Carefully, slowly, and clearly I explained to her, and many interested Postal Worker bystanders wearing reading glasses, that the box contents were all donated items intended for the children of Liberia. She told us we had to fill out duty free forms to get them for free. I would thus have to go to another Ministry, the Finance Ministry and get Duty Free forms for the donated goods. I told her I did not want to do this - I challenged her to show me her duty tables, calculations, fees, math etc., so I would know this was "official" She does the calculating; I plead with another customs official to just let us walk with our packages - he declines, and the first lady now informs me "you owe 59 dollars for the duty on these items". Again I tell her I don't want to pay a thing for these boxes; she calls her supervisor on the phone, and after that call helpfully tells me I can get off free If I will go get the duty free forms at the other Ministry (I just want my boxes!! I have made a trip downtown, got to the Postal Ministry before they closed, and would have to make another special trip the next day to two Ministries - just to claim my 5 boxes).
Again I make the point, " No way! I'm not paying anything, because the people sending them have spent enough". Now to be forthcoming - I did check my pockets prior to this, fearing I may lose this match. I only had a $20 bill and told my Customs adversary, " all I have anyway is a 20 dollar bill". Customs Lady walks away at this point - she does not seem interested in my dilemma any longer.

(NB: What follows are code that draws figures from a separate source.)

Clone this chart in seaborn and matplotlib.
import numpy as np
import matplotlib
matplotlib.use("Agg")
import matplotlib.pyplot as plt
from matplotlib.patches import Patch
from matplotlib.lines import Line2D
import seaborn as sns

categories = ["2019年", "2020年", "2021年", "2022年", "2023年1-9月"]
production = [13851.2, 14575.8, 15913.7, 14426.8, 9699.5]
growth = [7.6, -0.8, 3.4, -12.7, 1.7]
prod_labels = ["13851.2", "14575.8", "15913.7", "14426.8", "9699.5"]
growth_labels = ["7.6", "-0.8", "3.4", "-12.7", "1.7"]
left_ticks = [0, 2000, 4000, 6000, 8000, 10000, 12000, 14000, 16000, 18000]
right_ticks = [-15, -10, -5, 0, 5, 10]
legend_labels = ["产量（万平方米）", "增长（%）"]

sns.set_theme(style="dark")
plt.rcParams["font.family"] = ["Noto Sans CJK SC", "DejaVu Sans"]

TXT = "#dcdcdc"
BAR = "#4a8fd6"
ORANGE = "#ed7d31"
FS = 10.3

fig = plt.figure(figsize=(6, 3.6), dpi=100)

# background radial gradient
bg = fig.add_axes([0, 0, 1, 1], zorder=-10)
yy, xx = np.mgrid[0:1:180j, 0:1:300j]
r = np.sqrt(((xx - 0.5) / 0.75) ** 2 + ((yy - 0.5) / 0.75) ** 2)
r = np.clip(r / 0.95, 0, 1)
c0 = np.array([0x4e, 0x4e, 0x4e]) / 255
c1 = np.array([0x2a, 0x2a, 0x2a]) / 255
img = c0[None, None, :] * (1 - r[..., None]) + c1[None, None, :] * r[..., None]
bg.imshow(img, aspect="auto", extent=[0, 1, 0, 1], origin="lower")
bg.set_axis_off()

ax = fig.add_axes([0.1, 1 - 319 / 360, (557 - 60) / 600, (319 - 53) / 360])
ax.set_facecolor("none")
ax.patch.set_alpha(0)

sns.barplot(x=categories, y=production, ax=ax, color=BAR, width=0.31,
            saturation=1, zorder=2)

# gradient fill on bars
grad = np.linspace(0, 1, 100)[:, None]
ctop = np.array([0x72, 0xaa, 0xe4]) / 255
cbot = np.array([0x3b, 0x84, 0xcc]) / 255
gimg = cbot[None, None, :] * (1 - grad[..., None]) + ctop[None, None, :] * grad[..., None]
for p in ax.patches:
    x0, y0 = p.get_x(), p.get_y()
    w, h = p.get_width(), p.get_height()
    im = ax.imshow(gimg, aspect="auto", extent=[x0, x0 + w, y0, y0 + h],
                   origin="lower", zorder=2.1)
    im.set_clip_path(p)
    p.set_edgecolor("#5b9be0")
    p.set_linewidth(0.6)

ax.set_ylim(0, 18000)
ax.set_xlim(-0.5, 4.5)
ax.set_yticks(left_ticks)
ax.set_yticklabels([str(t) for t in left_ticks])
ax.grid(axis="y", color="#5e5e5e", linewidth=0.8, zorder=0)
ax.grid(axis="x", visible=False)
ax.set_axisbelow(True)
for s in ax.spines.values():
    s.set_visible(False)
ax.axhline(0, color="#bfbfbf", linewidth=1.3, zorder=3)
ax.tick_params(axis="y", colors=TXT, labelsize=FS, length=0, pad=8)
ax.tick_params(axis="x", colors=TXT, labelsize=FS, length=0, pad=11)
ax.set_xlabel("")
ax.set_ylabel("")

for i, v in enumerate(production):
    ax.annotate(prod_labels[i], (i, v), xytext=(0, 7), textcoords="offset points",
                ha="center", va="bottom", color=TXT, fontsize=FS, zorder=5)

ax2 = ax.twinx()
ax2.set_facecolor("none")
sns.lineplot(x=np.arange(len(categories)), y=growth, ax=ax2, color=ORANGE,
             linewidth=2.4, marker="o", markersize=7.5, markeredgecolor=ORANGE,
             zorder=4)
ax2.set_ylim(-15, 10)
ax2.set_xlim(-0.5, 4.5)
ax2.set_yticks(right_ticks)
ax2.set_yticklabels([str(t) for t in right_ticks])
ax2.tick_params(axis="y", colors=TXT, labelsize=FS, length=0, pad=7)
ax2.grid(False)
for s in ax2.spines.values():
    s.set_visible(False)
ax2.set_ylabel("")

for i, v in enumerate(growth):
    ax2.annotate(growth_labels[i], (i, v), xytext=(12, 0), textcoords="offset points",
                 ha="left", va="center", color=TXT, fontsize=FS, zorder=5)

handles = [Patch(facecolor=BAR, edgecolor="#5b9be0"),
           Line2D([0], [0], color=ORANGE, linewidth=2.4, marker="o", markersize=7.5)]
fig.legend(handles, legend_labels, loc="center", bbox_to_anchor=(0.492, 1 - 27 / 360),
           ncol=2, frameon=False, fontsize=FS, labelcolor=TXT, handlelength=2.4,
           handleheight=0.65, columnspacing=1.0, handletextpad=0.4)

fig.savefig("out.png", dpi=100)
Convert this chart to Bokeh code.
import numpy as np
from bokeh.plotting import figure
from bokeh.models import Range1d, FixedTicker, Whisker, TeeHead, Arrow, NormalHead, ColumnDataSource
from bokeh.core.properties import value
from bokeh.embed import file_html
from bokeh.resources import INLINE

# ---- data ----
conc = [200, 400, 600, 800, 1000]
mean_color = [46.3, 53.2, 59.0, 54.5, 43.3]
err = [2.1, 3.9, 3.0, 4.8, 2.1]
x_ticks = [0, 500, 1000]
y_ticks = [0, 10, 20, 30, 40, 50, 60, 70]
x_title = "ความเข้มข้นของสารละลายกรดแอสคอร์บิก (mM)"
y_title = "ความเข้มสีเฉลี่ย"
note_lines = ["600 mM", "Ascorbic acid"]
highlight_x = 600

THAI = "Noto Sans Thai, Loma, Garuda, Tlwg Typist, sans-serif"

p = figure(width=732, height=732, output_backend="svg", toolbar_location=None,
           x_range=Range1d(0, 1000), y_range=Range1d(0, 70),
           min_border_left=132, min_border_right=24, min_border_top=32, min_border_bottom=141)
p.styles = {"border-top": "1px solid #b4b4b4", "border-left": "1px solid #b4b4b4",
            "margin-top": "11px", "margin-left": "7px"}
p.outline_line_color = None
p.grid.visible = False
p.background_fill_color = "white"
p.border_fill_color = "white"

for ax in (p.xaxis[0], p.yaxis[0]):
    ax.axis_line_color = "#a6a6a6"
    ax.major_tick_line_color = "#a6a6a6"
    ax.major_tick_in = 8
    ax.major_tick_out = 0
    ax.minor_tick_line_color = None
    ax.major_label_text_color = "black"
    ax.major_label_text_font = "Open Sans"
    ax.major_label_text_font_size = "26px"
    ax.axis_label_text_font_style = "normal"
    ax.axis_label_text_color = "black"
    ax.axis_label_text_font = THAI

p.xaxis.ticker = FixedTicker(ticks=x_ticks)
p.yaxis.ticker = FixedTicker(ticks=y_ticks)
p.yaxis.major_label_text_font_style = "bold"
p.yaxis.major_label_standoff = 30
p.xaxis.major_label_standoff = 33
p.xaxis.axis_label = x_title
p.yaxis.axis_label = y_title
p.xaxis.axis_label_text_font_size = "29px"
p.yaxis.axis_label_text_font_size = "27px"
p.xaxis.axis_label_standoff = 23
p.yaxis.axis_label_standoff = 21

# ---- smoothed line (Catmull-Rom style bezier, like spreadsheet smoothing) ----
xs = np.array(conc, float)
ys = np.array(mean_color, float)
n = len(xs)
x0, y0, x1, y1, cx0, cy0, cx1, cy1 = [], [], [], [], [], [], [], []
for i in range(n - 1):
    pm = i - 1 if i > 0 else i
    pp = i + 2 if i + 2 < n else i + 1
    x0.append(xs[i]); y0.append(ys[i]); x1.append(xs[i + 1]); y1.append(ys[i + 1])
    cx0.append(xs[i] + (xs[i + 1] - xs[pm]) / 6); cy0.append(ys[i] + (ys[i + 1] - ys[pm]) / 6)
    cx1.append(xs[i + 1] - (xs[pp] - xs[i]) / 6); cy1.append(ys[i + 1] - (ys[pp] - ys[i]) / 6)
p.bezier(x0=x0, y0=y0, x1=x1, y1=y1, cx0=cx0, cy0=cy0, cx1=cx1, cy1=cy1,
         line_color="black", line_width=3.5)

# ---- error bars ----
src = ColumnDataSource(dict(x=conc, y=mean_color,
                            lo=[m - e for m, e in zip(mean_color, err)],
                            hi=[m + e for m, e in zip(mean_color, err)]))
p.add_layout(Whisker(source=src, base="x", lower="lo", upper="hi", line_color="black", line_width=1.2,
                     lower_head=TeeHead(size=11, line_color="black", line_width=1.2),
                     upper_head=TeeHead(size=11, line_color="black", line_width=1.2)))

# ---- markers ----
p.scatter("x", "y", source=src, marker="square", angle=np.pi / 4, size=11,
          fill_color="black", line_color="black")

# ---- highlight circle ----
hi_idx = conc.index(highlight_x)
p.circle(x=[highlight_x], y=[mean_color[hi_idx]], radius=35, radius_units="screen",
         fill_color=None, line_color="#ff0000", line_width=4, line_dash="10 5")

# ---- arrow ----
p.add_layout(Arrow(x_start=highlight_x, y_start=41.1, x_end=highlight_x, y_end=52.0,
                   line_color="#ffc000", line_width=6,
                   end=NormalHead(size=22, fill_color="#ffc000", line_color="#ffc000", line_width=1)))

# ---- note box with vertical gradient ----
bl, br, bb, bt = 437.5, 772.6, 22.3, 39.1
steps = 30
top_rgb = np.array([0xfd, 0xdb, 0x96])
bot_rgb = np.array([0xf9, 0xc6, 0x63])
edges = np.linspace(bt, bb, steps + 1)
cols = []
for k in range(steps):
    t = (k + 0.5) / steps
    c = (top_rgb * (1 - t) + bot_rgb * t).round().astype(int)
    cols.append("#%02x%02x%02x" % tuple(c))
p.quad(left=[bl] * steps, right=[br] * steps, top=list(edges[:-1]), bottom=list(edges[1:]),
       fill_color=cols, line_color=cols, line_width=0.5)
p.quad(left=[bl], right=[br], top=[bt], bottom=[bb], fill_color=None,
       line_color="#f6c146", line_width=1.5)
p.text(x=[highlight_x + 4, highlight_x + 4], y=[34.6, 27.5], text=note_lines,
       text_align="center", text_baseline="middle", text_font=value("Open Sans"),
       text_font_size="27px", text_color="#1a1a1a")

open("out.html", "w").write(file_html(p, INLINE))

Different plan. I asked some of the postal workers, feeling like they were my friends, "what would happen if I just walked out with these boxes?". These two nice postal ladies said that they needed to have a customs receipt, so I couldn't just leave. Lots of my newly found Postal Worker friends, wearing new reading glasses, are standing around witnessing all this. So I turn to each of them, now feeling quite put out - " alright, give me my glasses back! Hand them over - if this is the way I will be treated here, I want my glasses back right now!" They all proceed to laugh at me, at this point. I think they sense the drama in my approach.

To anyone who would listen at this point, including some customs officials, I say - "WE JUST HANDED OUT HUNDREDS OF DOLLARS IN GLASSES SO WE SHOULDN'T HAVE TO PAY ANYTHING!". I think I started getting somewhere at this point, as well as with the demand for my glasses back. My postal friends find their supervisor; OH YES! She is the one who grabbed TWO pairs of glasses - one for her, and one for her mother! Her staff are talking to her about something, she leaves in the direction of the customs counter. She returns a few minutes later, chuckling at all that has transpired. Her staff are now miffed at the customs lady - "we could lose our free glasses over this" is what I imagine they are saying. A few short minutes later, Customs Lady is back; she addresses me "I will take the 20 dollars now - this is your customs duty". I quickly wager this may be the standstill I need, that will prevent me from returning again the next day, and "what the heck, I am getting off for only 4 dollars per box!". So I hand over the tired 20 bill (most bills here are dirty, soiled, and used over and over) and get a receipt, showing that Indeed the calculated duty fee comes to exactly 20 dollars. I am satisfied, she seems well with it, and my postal friends who are heading for the door with their free glasses seem good with the deal and its finale.

So off we go, William my Liberian friend and running buddy, carrying our 5 boxes to the car. On the way, I say to him - "William, Liberia is crazy!"

Epilogue to my tale: when the packages are examined at home, it appears the pet rodent at the Postal Ministry got into one of the boxes and played with some of the contents, to our chagrin. Good old Liberia - always a surprise when you don't expect it. To all who contributed to these packages - many, many thanks. They will be put to wonderful use as noted above.